- [Given instruction] Write out the opening lines of the data word for word, up to and including the line with "import seaborn as sns", and leave every picture and every later line out.
==== Source data
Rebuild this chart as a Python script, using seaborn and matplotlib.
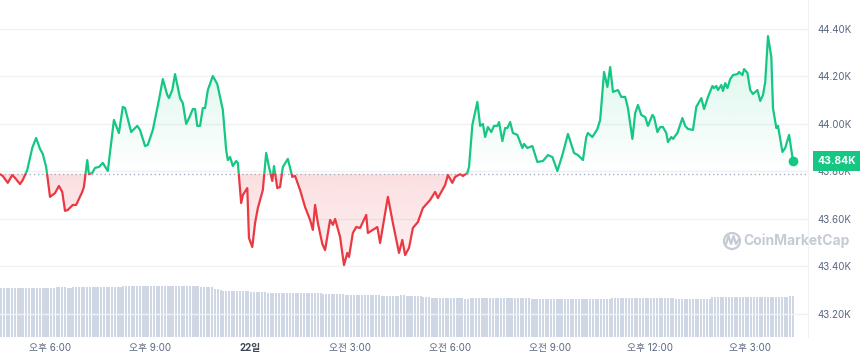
import numpy as np
import pandas as pd
import matplotlib
matplotlib.use("Agg")
import matplotlib.pyplot as plt
import matplotlib.dates as mdates
import matplotlib.transforms as mtrans
from matplotlib.patches import Rectangle, PathPatch, Circle
from matplotlib.lines import Line2D
import seaborn as sns

# BTC price, last 24h (minutes after 21 Dec 16:30, price in K USD)
start = pd.Timestamp("2023-12-21 16:30")
minutes = [0, 5, 14, 22, 27, 36, 41, 49, 58, 65,
           72, 77, 83, 85, 90, 99, 106, 112, 117, 122,
           131, 137, 148, 151, 157, 160, 166, 171, 178, 185,
           194, 205, 214, 221, 225, 236, 247, 252, 261, 266,
           275, 286, 293, 301, 304, 310, 315, 324, 329, 335,
           342, 347, 351, 355, 360, 365, 369, 374, 383, 391,
           401, 407, 410, 414, 419, 425, 428, 434, 437, 445,
           448, 454, 459, 464, 473, 479, 484, 490, 493, 499,
           504, 509, 518, 526, 531, 540, 549, 558, 563, 567,
           572, 580, 585, 594, 599, 603, 612, 619, 625, 628,
           635, 641, 648, 659, 662, 679, 684, 698, 707, 718,
           724, 729, 736, 743, 752, 761, 774, 783, 788, 796,
           801, 806, 814, 819, 828, 833, 841, 844, 850, 859,
           864, 869, 873, 878, 884, 889, 895, 898, 904, 909,
           913, 918, 923, 931, 940, 943, 949, 958, 967, 977,
           986, 994, 1003, 1012, 1022, 1033, 1040, 1049, 1055, 1058,
           1066, 1075, 1080, 1087, 1093, 1098, 1103, 1112, 1118, 1125,
           1130, 1138, 1143, 1148, 1154, 1161, 1166, 1174, 1177, 1183,
           1188, 1193, 1199, 1202, 1208, 1211, 1219, 1228, 1233, 1238,
           1247, 1253, 1262, 1267, 1274, 1282, 1285, 1289, 1292, 1298,
           1301, 1305, 1309, 1314, 1319, 1327, 1330, 1336, 1339, 1345,
           1350, 1355, 1363, 1368, 1373, 1377, 1382, 1388, 1391, 1397,
           1400, 1408, 1413, 1420, 1427]
prices = [43.789, 43.781, 43.752, 43.785, 43.773, 43.747, 43.764, 43.806, 43.899, 43.941,
          43.895, 43.874, 43.819, 43.785, 43.693, 43.709, 43.739, 43.714, 43.634, 43.638,
          43.659, 43.659, 43.714, 43.735, 43.848, 43.789, 43.794, 43.815, 43.819, 43.836,
          43.802, 44.017, 43.962, 44.072, 44.067, 43.966, 43.992, 43.975, 43.907, 43.912,
          43.975, 44.101, 44.189, 44.122, 44.109, 44.143, 44.210, 44.109, 44.088, 44.000,
          44.034, 44.063, 44.063, 43.992, 43.992, 44.067, 44.067, 44.143, 44.202, 44.168,
          44.059, 43.890, 43.848, 43.861, 43.823, 43.844, 43.836, 43.667, 43.701, 43.730,
          43.520, 43.482, 43.583, 43.646, 43.722, 43.878, 43.819, 43.760, 43.823, 43.730,
          43.735, 43.819, 43.853, 43.777, 43.781, 43.722, 43.650, 43.596, 43.554, 43.659,
          43.583, 43.495, 43.469, 43.596, 43.575, 43.600, 43.524, 43.406, 43.457, 43.440,
          43.541, 43.566, 43.562, 43.617, 43.541, 43.566, 43.499, 43.693, 43.583, 43.457,
          43.512, 43.448, 43.478, 43.562, 43.587, 43.646, 43.680, 43.714, 43.688, 43.722,
          43.743, 43.785, 43.752, 43.777, 43.789, 43.781, 43.794, 43.819, 43.996, 44.093,
          43.992, 44.000, 43.945, 43.987, 43.966, 43.992, 43.992, 44.008, 43.928, 43.983,
          43.983, 44.008, 43.962, 43.954, 43.899, 43.916, 43.899, 43.907, 43.840, 43.844,
          43.869, 43.861, 43.802, 43.869, 43.958, 43.878, 43.869, 43.848, 43.945, 43.962,
          43.945, 43.979, 44.017, 44.219, 44.156, 44.240, 44.135, 44.143, 44.114, 44.114,
          44.067, 43.937, 44.046, 44.080, 44.038, 44.029, 43.992, 44.038, 44.029, 43.966,
          43.987, 43.987, 43.962, 43.924, 43.945, 43.937, 43.962, 44.025, 43.992, 43.979,
          43.975, 44.072, 44.109, 44.063, 44.114, 44.160, 44.151, 44.160, 44.143, 44.164,
          44.139, 44.172, 44.151, 44.189, 44.206, 44.210, 44.219, 44.206, 44.231, 44.215,
          44.143, 44.126, 44.143, 44.097, 44.122, 44.177, 44.370, 44.282, 44.067, 43.983,
          43.992, 43.882, 43.899, 43.954, 43.844]

# 24h volume (billions), one bar every 5 minutes
volume = [24.5, 24.5, 24.5, 24.5, 24.5, 24.5, 24.5, 24.5, 24.5, 24.5, 24.5, 24.5,
          24.5, 24.5, 24.5, 24.5, 24.5, 24.5, 24.5, 24.5, 25.0, 25.0, 25.0, 25.0,
          24.5, 24.5, 25.0, 25.0, 25.0, 25.0, 25.0, 25.0, 25.0, 25.0, 25.0, 25.0,
          25.0, 25.0, 25.0, 25.0, 25.0, 25.0, 25.0, 25.0, 25.5, 25.5, 25.5, 25.5,
          25.5, 25.5, 25.5, 25.5, 25.5, 25.5, 25.5, 25.5, 25.5, 25.5, 25.5, 25.5,
          25.5, 25.5, 25.5, 25.5, 25.5, 25.5, 25.5, 25.5, 25.5, 25.5, 25.5, 25.5,
          25.0, 25.0, 25.0, 25.0, 25.0, 24.0, 24.0, 23.5, 23.0, 23.0, 23.0, 23.0,
          23.0, 23.0, 23.0, 23.0, 23.0, 23.0, 22.5, 22.5, 22.5, 22.5, 22.5, 22.5,
          22.0, 22.0, 22.0, 22.0, 22.0, 22.0, 22.0, 22.0, 22.0, 22.0, 22.0, 22.0,
          22.0, 22.0, 22.0, 22.0, 22.0, 22.0, 22.0, 22.0, 21.5, 21.5, 21.5, 21.5,
          21.5, 21.5, 21.5, 21.5, 21.0, 21.0, 21.0, 21.0, 21.0, 21.0, 21.0, 21.0,
          21.0, 21.0, 21.0, 21.0, 21.0, 20.5, 20.5, 20.5, 20.5, 20.5, 20.5, 20.5,
          21.0, 21.0, 20.5, 20.5, 20.5, 20.5, 20.5, 20.5, 20.0, 20.0, 20.0, 19.5,
          19.5, 19.5, 19.5, 19.5, 19.5, 19.5, 19.5, 19.5, 19.5, 19.5, 19.5, 19.0,
          19.0, 19.5, 19.5, 19.5, 19.5, 19.5, 19.5, 19.5, 19.5, 19.5, 19.5, 19.5,
          19.5, 19.5, 19.5, 19.5, 19.5, 19.5, 19.5, 19.5, 19.5, 19.5, 19.5, 19.0,
          19.0, 19.0, 19.0, 19.0, 19.0, 19.0, 19.0, 19.0, 19.0, 19.0, 19.0, 19.0,
          19.0, 19.0, 19.0, 19.0, 19.0, 19.0, 19.0, 19.0, 19.0, 19.0, 19.0, 19.0,
          19.0, 19.0, 19.0, 19.0, 19.5, 19.5, 19.5, 19.5, 19.5, 19.5, 19.5, 19.5,
          19.5, 19.5, 19.5, 19.5, 19.5, 19.5, 19.5, 19.5, 19.5, 19.5, 19.5, 19.5,
          19.5, 19.5, 19.5, 19.0, 19.0, 19.0, 19.0, 19.0, 19.0, 19.0, 19.0, 19.0,
          19.0, 19.0, 19.0, 19.0, 20.0, 20.0, 20.0, 20.0, 20.0, 20.0, 20.0, 20.0,
          20.0, 20.0, 20.0, 20.0, 20.0, 20.0, 20.0, 20.0, 20.0, 20.0, 20.0, 20.0,
          20.0, 20.0, 20.0, 20.0, 20.0, 20.0, 20.0, 20.0, 20.5, 20.5]

tick_times = ["2023-12-21 18:00", "2023-12-21 21:00", "2023-12-22 00:00", "2023-12-22 03:00",
              "2023-12-22 06:00", "2023-12-22 09:00", "2023-12-22 12:00", "2023-12-22 15:00"]
tick_labels = ["오후 6:00", "오후 9:00", "22일", "오전 3:00", "오전 6:00", "오전 9:00", "오후 12:00", "오후 3:00"]
price_ticks = [43.2, 43.4, 43.6, 43.8, 44.0, 44.2, 44.4]

GREEN = "#16c784"
RED = "#ea3943"
GREY = "#58667e"

sns.set_style("white")
plt.rcParams["font.family"] = ["Inter", "Noto Sans CJK KR", "DejaVu Sans"]

df = pd.DataFrame({"time": start + pd.to_timedelta(minutes, unit="m"), "price": prices})
df["x"] = mdates.date2num(df["time"])
vol = pd.DataFrame({"time": start + pd.to_timedelta(np.arange(len(volume)) * 5, unit="m"),
                    "volume": volume})
base = prices[0]

x0 = mdates.date2num(start)
x1 = mdates.date2num(start + pd.Timedelta(minutes=1454))
ylo, yhi = 43.103, 44.522

fig = plt.figure(figsize=(8.6, 3.6), dpi=100)
rect = [0, 23 / 360, 808 / 860, 337 / 360]

# volume bars underneath
ax_v = fig.add_axes(rect)
ax_v.bar(mdates.date2num(vol["time"]), vol["volume"], width=3.7 / 1440, align="edge",
         color="#cfd6e4", linewidth=0)
ax_v.set_xlim(x0, x1)
ax_v.set_ylim(0, 168.5)
ax_v.axis("off")

ax = fig.add_axes(rect)
ax.patch.set_visible(False)
blend = mtrans.blended_transform_factory(ax.transAxes, ax.transData)

# gradient fills clipped to the area between line and baseline
poly = ax.fill_between(df["x"], df["price"], base, color="none", linewidth=0)
clip = PathPatch(poly.get_paths()[0], transform=ax.transData, facecolor="none", edgecolor="none")
ax.add_patch(clip)

g = np.zeros((256, 1, 4))
g[..., :3] = matplotlib.colors.to_rgb(GREEN)
g[:, 0, 3] = np.linspace(0.0, 0.22, 256)
im = ax.imshow(g, extent=[x0, x1, base, yhi], origin="lower", aspect="auto", zorder=1)
im.set_clip_path(clip)

r = np.zeros((256, 1, 4))
r[..., :3] = matplotlib.colors.to_rgb(RED)
r[:, 0, 3] = np.linspace(0.0, 0.16, 256)
im2 = ax.imshow(r, extent=[x0, x1, ylo, base], origin="lower", aspect="auto", zorder=1)
im2.set_clip_path(clip)

# price line, green above the baseline and red below
sns.lineplot(data=df, x="x", y="price", ax=ax, color=GREEN, linewidth=1.6, zorder=3)
ax.lines[-1].set_clip_path(Rectangle((0, base), 1, 5, transform=blend))
sns.lineplot(data=df, x="x", y="price", ax=ax, color=RED, linewidth=1.6, zorder=3)
ax.lines[-1].set_clip_path(Rectangle((0, base - 5), 1, 5, transform=blend))

ax.axhline(base, color="#a6b0c3", linewidth=1, linestyle=(0, (1, 2)), zorder=2)
ax.plot(df["x"].iloc[-1], df["price"].iloc[-1], "o", color=GREEN, markersize=6, zorder=4)

ax.set_xlim(x0, x1)
ax.set_ylim(ylo, yhi)
ax.set_xlabel("")
ax.set_ylabel("")

ax.yaxis.tick_right()
ax.set_yticks(price_ticks)
ax.set_yticklabels([f"{v:.2f}K" for v in price_ticks])
ax.tick_params(axis="y", length=0, pad=7, labelsize=7, labelcolor=GREY)
ax.grid(axis="y", color="#eff2f5", linewidth=1)

ax.set_xticks(mdates.date2num(pd.to_datetime(tick_times)))
ax.set_xticklabels(tick_labels)
ax.tick_params(axis="x", length=0, pad=4, labelsize=7, labelcolor=GREY)
for lab in ax.get_xticklabels():
    if lab.get_text() == "22일":
        lab.set_fontweight("bold")
        lab.set_color("#3d4655")

for s in ["top", "left", "bottom"]:
    ax.spines[s].set_visible(False)
ax.spines["right"].set_color("#eff2f5")

# current price badge
ax.annotate(f"{prices[-1]:.2f}K", xy=(1, prices[-1]), xycoords=blend,
            xytext=(7, 0), textcoords="offset points", ha="left", va="center",
            color="white", fontsize=7.5, fontweight="bold", annotation_clip=False,
            bbox=dict(boxstyle="square,pad=0.45", fc=GREEN, ec="none"), zorder=5)

# watermark
wm = "#c5cbd5"
fig.text(743 / 860, 1 - 241 / 360, "CoinMarketCap", ha="left", va="center",
         color=wm, fontsize=10, fontweight="bold")
fig.add_artist(Circle((732, 119), 8, transform=mtrans.IdentityTransform(),
                      fill=False, edgecolor=wm, linewidth=1.6))
fig.add_artist(Line2D([726, 728.5, 731, 733.5, 736, 739], [116, 124, 116, 124, 116, 121],
                      transform=mtrans.IdentityTransform(), color=wm, linewidth=1.6,
                      solid_joinstyle="round", solid_capstyle="round"))

fig.savefig("out.png", dpi=100)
========
- [Answer to the problem]
Rebuild this chart as a Python script, using seaborn and matplotlib.
import numpy as np
import pandas as pd
import matplotlib
matplotlib.use("Agg")
import matplotlib.pyplot as plt
import matplotlib.dates as mdates
import matplotlib.transforms as mtrans
from matplotlib.patches import Rectangle, PathPatch, Circle
from matplotlib.lines import Line2D
import seaborn as sns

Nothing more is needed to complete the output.